À l’aporie budgétaire se greffe un défi égalitaire. Face au monde des études, les Français sont loin d’être égaux. L’inégalité d’accès et de réussite au sein de l’enseignement supérieur est aujourd’hui largement renseignée. La mission d’information de l’Assemblée nationale, dans son rapport sur l’évaluation de l’accès à l’enseignement supérieur de juillet 2020, rappelle qu’un enfant d’ouvrier a sept fois moins de chances qu’un enfant de cadre supérieur ou d’enseignant d’accéder à l’enseignement supérieur. Une fois engagés dans le processus, 47 % des étudiants favorisés réussissent leurs études contre 32 % de ceux qui doivent couvrir leurs besoins par eux-mêmes.
Le diplôme, premier sésame pour l’emploi
Or, non seulement le diplôme reste « la » clé d’accès à l’emploi, mais sa valeur performative en termes d’employabilité, de qualité d’emploi et de rémunération augmente avec le niveau d’études.

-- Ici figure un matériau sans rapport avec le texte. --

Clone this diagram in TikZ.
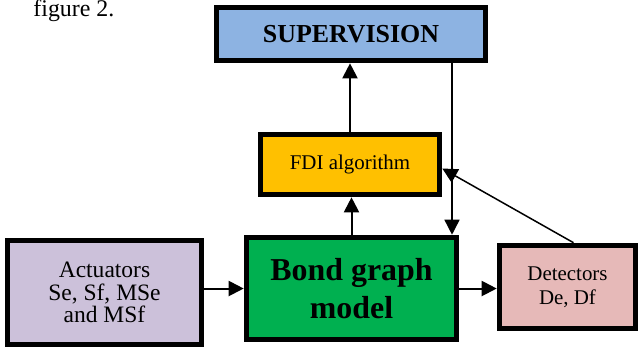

Sur ce terrain de l’emploi, les grandes écoles sortent largement gagnantes. En 2019, la part de leurs diplômés ayant trouvé leur premier emploi avant même leur sortie était à son niveau le plus haut de la décennie, avec 65,2 %, soit 3 points de plus qu’en 2018. Chez nos voisins, notamment anglais et allemands, c’est aux diplômés de l’université que sont promises les plus belles carrières.
On le sait, l’investissement dans l’enseignement supérieur est une condition sine qua non du développement social, culturel et économique de toute nation. Si elle veut porter très haut son enseignement supérieur, particulièrement au regard de ses objectifs d’emploi, la France doit interroger l’organisation de son système de formation. En veillant à ne pas opposer logique d’efficacité et principe républicain d’égalité.